Good Grape: Like an artist, do you feel like your body of work says “something?” Do you want it to speak to somebody as a statement or an evolution?
Philip Muzzy / Proof Wine Collective: We think of our work as an evolution. We approach every project with special attention on empathy for the end consumer. For instance, take $5 wines. A lot of our friends drink cheap wine and sometimes we do too. When Proof was starting, we never thought we’d be making labels for $5 wines. Yet we do it today because novice wine drinkers and price sensitive consumers are so marginalized by the industry at large. These consumers need advocates working inside the system; we hope to be those advocates. As Proof continues to evolve, we are actively seeking out these sympathy gaps in the industry and trying to fix them.
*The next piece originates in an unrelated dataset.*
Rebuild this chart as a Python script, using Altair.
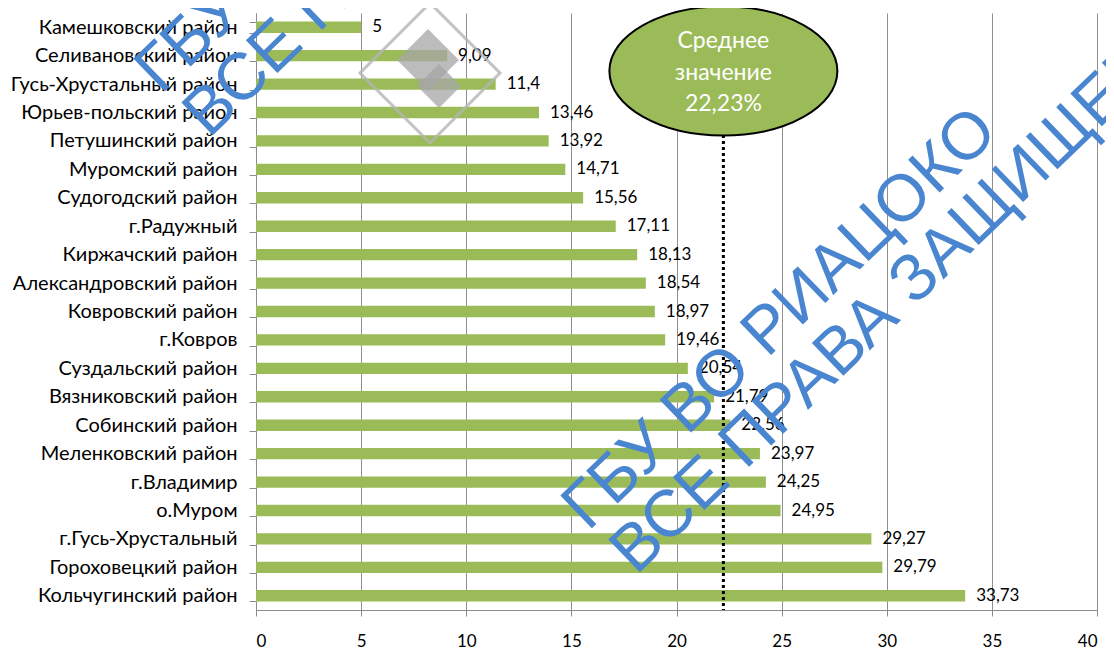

Good Grape: In the pantheon of design what’s more important to you – striking visual or typography?
Philip Muzzy / Proof Wine Collective: We respect both schools of thought. We switch back and forth depending on the needs of the project. Neither visuals nor typography can give you everything you need, and neither is fundamentally necessary to tell a story (for instance Chapoutier’s use of braille on his labels). The most important part of design is communicating a message in a way that incites action and frames an experience. That should be done by any means possible.
Good Grape: Thanks for taking the time to chat guys. Your work is really fresh. Keep on pushing boundaries.